Эрих фон Крамер стал пунцовым, от волнения захлестнуло дыхание: "Не ослышался ли?"
И когда доклад завершился, он счел уместным (в конце концов, давал же клятву павшим!) передать шкатулку.
- Мой фюрер, - пресекающимся голосом заговорил Эрих фон Крамер. Когда я бывал в Сталинграде, мне приходилось видеть землю, политую солдатской кровью. И мне насыпали эту землю в шкатулку, велели передать лично вам.
Гитлер болезненно поморщился, потом, словно опамятовшись, скосил взгляд на Геринга, устало заулыбался одними глазами.
- Это касается представителя средневекового Ренессанса!

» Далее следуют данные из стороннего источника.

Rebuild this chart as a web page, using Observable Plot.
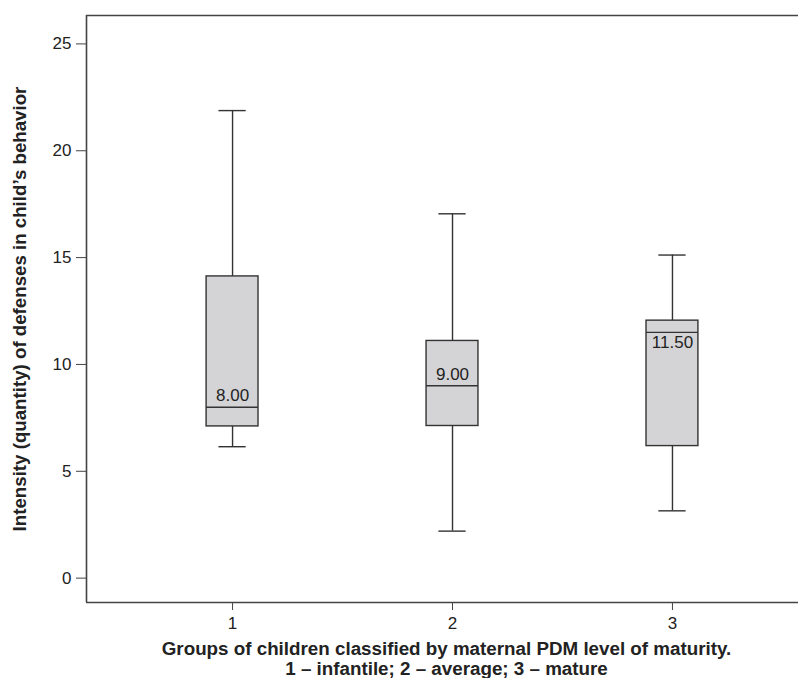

Реплику эту фюрер подал неспроста. После того как обещания Геринга обеспечить снабжением по воздуху блокированную армию остались обещаниями, отношения между ним и Гитлером стали натянутыми, если не холодными. И Гитлер старался об этом упоминать Всякий раз, он и сейчас поддел:
- Возьми, Геринг, на память, у тебя во дворце найдется место и для шкатулки.
- Нет уж, упаси бог, - взмолился Геринг, прижимая пухлую руку к увешанной регалиями груди. - Не по адресу. Роскошь, представляющую ценность, охотно беру. А всякие реликвии о павших и погибших не собираю.
- Хорошо, архитектору Шпееру передадим на хранение в пантеон, - решил Гитлер и обратился к вездесущему Борману: - Кстати, как у него с проектом перестройки Берлина?
- Идет полным ходом, - похвалился Борман. - Как вам известно, к 1950 году намечено завершить грандиозную перестройку, и это будет город властелин мира. На куполе здания высотой в двести девяносто метров, как вы и пожелали, мой фюрер, будет помещен германский орел, держащий в когтях земной шар. Для здания подбирается редких цветов гранит и в том числе закупается в Швеции.
- Это уже вопрос другого порядка, - заметил Гитлер, встал, давая этим понять, что совещание кончилось, и устало поволокся к себе в комнату отдыха.
ГЛАВА ШЕСТНАДЦАТАЯ
В середине весны сорок третьего на громадно растянутых театрах войны стояло затишье. После распутицы и бездорожья для воюющих сторон создалось положение, которое можно назвать противостоянием. Немецкие войска, обессиленные и надорванные поражениями, не могли по уже подсохшим дорогам развернуть решающие сражения, хотя и вынашивали планы нанести ответный удар. В свою очередь, советское командование готовилось крушить войска неприятеля, изгоняя их со своих исконных территорий. Сталин полагал, что союзники поторопятся с открытием давно обещанного второго фронта и высадятся на европейском театре войны.